__Task goal__: Can you output, word for word, the lines between the one holding "Clone this diagram in TikZ." and the one holding "(loanfrom) -- (loanto);", inclusive, leaving out any pictures?

(Code that draws figures)
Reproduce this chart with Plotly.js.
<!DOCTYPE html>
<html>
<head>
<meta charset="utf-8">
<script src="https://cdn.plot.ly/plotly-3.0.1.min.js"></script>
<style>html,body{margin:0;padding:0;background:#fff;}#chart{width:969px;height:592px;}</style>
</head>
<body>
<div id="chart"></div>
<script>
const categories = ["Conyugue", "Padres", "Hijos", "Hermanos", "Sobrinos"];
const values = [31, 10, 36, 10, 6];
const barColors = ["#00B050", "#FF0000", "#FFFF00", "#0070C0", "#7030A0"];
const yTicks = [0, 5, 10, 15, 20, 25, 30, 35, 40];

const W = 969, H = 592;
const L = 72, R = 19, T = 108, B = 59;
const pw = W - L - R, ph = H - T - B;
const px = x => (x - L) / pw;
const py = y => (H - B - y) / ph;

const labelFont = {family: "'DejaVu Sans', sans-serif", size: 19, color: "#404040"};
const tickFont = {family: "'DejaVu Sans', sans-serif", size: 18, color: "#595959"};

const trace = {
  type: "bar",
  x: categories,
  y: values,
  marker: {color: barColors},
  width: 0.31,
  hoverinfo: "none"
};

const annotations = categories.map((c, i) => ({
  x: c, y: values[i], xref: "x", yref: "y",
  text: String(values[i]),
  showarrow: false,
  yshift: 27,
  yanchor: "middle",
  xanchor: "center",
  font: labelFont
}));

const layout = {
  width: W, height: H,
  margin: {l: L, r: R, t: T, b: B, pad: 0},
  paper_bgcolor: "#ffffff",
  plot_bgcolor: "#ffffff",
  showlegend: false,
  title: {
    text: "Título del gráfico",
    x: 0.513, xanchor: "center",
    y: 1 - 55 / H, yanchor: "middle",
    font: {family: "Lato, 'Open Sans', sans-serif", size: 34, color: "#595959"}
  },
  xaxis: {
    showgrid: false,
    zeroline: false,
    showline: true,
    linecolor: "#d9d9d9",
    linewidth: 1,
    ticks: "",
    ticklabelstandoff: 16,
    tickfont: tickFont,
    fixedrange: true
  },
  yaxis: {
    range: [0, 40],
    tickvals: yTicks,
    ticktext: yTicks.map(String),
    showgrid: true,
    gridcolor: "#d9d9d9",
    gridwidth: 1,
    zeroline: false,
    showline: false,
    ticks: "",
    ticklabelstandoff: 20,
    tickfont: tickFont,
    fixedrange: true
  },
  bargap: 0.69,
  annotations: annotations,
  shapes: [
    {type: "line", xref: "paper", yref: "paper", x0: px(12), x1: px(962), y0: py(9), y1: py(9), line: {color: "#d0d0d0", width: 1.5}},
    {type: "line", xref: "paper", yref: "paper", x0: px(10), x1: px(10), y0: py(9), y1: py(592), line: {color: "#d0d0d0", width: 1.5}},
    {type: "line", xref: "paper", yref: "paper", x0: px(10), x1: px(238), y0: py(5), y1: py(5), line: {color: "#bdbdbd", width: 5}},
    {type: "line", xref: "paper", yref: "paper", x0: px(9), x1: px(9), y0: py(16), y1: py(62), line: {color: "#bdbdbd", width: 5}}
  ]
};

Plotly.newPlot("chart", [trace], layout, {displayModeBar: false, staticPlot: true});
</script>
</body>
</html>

---

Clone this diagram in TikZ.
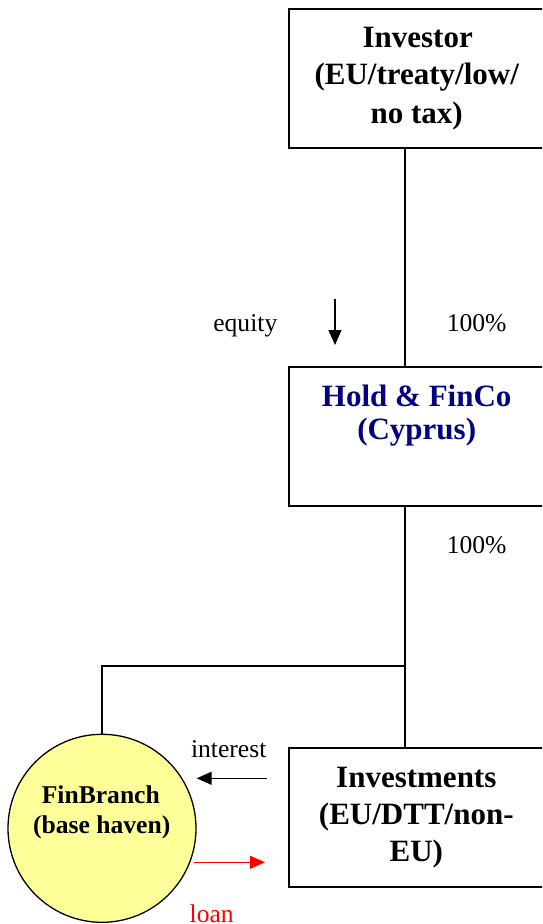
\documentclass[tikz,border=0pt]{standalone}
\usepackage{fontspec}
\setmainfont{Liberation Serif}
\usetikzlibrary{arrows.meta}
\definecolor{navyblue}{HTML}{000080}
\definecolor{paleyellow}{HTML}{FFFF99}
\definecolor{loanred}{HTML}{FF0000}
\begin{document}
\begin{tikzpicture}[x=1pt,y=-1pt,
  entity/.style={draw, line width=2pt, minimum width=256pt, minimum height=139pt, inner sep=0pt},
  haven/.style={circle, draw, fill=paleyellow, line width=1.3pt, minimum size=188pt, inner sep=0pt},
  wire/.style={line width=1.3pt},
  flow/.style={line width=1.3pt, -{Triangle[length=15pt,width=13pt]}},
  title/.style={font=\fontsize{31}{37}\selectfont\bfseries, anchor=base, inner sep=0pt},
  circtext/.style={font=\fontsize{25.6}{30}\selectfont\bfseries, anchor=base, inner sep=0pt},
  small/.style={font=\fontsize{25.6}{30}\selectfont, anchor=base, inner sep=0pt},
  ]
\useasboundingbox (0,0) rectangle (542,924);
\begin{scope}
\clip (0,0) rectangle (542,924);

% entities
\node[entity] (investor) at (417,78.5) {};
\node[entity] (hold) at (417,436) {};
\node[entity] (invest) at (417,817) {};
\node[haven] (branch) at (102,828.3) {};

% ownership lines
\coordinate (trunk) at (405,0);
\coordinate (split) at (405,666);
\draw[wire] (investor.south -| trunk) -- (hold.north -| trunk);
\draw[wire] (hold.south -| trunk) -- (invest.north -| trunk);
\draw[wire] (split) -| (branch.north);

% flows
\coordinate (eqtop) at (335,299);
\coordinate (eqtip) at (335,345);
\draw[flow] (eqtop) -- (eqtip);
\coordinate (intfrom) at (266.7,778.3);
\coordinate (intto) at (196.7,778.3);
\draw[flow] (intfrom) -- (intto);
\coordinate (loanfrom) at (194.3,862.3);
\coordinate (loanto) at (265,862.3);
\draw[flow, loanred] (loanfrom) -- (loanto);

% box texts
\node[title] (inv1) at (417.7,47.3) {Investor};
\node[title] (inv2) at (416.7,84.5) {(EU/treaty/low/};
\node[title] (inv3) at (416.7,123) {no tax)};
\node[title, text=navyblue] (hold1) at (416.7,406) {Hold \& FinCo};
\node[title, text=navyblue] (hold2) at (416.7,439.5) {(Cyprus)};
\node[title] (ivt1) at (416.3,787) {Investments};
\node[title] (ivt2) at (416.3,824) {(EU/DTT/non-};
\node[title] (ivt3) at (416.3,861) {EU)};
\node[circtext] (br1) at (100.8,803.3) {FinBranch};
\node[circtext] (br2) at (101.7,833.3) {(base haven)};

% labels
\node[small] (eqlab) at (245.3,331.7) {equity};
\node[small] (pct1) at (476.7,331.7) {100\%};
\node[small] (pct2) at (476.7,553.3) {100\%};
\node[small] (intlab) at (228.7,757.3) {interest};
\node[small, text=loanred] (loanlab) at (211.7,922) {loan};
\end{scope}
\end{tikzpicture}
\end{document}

__Correct output__:
Clone this diagram in TikZ.
\documentclass[tikz,border=0pt]{standalone}
\usepackage{fontspec}
\setmainfont{Liberation Serif}
\usetikzlibrary{arrows.meta}
\definecolor{navyblue}{HTML}{000080}
\definecolor{paleyellow}{HTML}{FFFF99}
\definecolor{loanred}{HTML}{FF0000}
\begin{document}
\begin{tikzpicture}[x=1pt,y=-1pt,
  entity/.style={draw, line width=2pt, minimum width=256pt, minimum height=139pt, inner sep=0pt},
  haven/.style={circle, draw, fill=paleyellow, line width=1.3pt, minimum size=188pt, inner sep=0pt},
  wire/.style={line width=1.3pt},
  flow/.style={line width=1.3pt, -{Triangle[length=15pt,width=13pt]}},
  title/.style={font=\fontsize{31}{37}\selectfont\bfseries, anchor=base, inner sep=0pt},
  circtext/.style={font=\fontsize{25.6}{30}\selectfont\bfseries, anchor=base, inner sep=0pt},
  small/.style={font=\fontsize{25.6}{30}\selectfont, anchor=base, inner sep=0pt},
  ]
\useasboundingbox (0,0) rectangle (542,924);
\begin{scope}
\clip (0,0) rectangle (542,924);

% entities
\node[entity] (investor) at (417,78.5) {};
\node[entity] (hold) at (417,436) {};
\node[entity] (invest) at (417,817) {};
\node[haven] (branch) at (102,828.3) {};

% ownership lines
\coordinate (trunk) at (405,0);
\coordinate (split) at (405,666);
\draw[wire] (investor.south -| trunk) -- (hold.north -| trunk);
\draw[wire] (hold.south -| trunk) -- (invest.north -| trunk);
\draw[wire] (split) -| (branch.north);

% flows
\coordinate (eqtop) at (335,299);
\coordinate (eqtip) at (335,345);
\draw[flow] (eqtop) -- (eqtip);
\coordinate (intfrom) at (266.7,778.3);
\coordinate (intto) at (196.7,778.3);
\draw[flow] (intfrom) -- (intto);
\coordinate (loanfrom) at (194.3,862.3);
\coordinate (loanto) at (265,862.3);
\draw[flow, loanred] (loanfrom) -- (loanto);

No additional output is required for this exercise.